Que de la pandemia íbamos a salir mejores fue una mentira piadosa de la que muchos tratamos de autoconvencernos con el mismo éxito que la Agrupación de Cofradías aborda un proyecto en el que medie la ingeniería.

De aquellos aplausos canónicos a las ocho de la tarde que compartías con amados vecinos a los que días antes regateabas los buenos días no vaya a ser que se gastasen, pasamos, en lo que nos duró la apretaera, a la vuelta a nuestro ser animal con todo su catálogo de miserias, zancadillas y demás puntos destacados de nuestro currículo más despreciable (se da una vuelta por Twitter y te entran ganas de que caiga el meteorito -o lanzarlo uno mismo sobre nuestras cabezas- y hacer un format c: mundial).
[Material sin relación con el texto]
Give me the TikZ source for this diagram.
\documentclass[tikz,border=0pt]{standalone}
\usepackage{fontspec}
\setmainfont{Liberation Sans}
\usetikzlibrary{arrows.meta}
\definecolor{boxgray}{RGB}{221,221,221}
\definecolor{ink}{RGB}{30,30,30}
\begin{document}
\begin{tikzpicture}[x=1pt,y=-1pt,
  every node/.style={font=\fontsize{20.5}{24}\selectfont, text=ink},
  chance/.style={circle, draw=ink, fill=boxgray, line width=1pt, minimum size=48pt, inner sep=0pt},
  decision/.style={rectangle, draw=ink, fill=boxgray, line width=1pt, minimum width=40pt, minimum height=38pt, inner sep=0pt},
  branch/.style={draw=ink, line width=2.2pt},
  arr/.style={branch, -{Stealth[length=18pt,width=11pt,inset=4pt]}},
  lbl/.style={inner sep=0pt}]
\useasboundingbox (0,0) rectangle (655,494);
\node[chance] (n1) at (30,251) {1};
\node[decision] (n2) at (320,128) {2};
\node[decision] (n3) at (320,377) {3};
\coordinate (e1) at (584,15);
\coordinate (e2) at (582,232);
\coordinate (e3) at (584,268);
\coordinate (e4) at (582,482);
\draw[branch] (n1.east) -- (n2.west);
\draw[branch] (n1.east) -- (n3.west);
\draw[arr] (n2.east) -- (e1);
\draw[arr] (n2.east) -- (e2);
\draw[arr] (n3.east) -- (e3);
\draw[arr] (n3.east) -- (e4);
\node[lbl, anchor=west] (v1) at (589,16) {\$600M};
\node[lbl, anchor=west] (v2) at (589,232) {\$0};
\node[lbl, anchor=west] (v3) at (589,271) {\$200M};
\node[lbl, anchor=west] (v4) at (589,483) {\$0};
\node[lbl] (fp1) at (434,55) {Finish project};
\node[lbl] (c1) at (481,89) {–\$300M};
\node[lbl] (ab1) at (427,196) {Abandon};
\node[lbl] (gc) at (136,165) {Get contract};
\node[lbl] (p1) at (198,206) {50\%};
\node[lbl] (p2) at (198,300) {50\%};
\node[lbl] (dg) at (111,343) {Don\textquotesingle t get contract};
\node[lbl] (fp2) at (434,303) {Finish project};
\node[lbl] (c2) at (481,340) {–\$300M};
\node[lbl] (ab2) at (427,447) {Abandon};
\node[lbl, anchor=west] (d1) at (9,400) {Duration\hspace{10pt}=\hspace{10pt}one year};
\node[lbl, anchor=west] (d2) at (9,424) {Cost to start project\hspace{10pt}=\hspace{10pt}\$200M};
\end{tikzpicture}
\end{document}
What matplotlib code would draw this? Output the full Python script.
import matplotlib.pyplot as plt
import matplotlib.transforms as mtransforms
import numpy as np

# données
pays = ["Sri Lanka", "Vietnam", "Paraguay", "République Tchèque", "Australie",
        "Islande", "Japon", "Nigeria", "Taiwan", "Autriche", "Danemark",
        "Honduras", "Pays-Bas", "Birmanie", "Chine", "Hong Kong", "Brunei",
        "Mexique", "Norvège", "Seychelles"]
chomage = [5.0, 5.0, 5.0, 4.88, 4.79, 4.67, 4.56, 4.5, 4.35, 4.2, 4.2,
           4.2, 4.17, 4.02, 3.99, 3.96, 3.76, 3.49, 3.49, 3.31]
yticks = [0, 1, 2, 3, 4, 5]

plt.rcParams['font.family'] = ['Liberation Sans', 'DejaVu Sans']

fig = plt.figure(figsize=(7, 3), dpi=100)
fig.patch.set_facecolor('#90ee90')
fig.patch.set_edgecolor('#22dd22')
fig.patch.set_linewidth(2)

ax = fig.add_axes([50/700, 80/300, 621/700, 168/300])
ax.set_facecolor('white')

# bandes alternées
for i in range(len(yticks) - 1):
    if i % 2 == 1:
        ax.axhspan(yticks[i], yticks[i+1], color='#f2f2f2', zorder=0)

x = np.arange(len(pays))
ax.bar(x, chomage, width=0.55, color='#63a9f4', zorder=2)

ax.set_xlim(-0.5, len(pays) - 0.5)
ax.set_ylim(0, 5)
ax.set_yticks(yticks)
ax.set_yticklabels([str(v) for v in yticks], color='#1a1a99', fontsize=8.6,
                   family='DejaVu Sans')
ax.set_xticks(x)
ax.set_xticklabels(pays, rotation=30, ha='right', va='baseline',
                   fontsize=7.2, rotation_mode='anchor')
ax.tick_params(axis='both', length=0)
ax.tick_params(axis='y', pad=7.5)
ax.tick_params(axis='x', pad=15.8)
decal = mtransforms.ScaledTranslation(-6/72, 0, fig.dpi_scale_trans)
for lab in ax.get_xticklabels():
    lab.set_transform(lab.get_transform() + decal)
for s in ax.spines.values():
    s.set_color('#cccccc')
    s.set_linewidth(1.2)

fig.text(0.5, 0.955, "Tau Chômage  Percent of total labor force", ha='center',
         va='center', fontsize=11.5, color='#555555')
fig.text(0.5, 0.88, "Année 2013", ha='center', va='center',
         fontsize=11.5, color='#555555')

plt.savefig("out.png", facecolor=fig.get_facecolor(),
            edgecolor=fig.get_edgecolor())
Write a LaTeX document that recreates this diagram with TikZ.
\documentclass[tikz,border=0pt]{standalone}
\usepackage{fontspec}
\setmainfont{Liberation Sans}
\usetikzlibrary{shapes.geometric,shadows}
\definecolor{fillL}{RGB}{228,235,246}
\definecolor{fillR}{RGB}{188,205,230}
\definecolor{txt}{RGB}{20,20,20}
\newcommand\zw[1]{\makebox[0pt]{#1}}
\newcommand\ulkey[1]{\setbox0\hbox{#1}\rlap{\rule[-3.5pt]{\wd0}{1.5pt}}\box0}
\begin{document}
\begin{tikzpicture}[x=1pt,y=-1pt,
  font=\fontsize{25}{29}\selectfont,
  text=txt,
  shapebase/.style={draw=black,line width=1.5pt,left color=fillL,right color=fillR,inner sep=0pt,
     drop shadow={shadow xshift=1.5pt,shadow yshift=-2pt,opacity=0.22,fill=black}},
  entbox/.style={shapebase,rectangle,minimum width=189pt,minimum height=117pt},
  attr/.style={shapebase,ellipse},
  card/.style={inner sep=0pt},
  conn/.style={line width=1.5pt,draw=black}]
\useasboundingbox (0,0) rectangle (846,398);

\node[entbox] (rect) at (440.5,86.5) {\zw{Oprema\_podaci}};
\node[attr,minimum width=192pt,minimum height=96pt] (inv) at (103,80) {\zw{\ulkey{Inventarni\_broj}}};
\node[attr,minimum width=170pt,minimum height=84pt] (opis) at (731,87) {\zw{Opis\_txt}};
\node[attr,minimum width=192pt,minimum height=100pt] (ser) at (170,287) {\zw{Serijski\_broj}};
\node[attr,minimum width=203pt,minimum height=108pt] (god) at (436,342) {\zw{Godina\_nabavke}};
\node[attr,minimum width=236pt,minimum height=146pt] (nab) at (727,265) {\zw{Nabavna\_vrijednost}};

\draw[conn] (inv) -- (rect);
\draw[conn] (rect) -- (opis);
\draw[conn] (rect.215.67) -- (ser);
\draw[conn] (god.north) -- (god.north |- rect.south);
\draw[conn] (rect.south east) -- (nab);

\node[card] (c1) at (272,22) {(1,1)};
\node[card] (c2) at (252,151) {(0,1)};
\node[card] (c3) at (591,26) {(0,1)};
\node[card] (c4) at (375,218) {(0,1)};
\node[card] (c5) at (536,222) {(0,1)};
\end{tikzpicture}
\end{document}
En este ambiente de Sábado Santo, digo.. depresión, las cofradías (igual que otros muchos colectivos) optaron por sacar lo mejor de sí y remangarse para colaborar en lo posible con quienes más sufrían, alumbraron la esperanza de que teníamos remedio.
Traigo hoy esto porque soy de los que piensa que las cofradías no tienen ningún sentido si no nos ayudan a ser mejores personas. Los bordados, las marchas, las mecidas, las imágenes, los cultos, los pregones y carteles, no dejan de ser atrezzo y elementos muy bonitos (o de chillar en dirección noroeste), de una función que nos llena los ojos y oídos pero que debe tener un fondo más allá del atractivo estético.

Por eso entre tanto Putin, odio y mala leche, encontrar el abrazo de gente a la que echas de menos, coger la mano de quien sabes que necesita que estés ahí, arropar a quien ha perdido a su padre o madre, rezar con quien tiene un familiar enfermo y se aferra a la esperanza que Ellos le otorgan o unirse para que familias tengan algo que echarse a la boca, si tu Cristo o Virgen sirven para demostrar que tu corazón está para algo más bombear sangre, entonces todo tendrá un sentido y seremos más cofrades y mejores.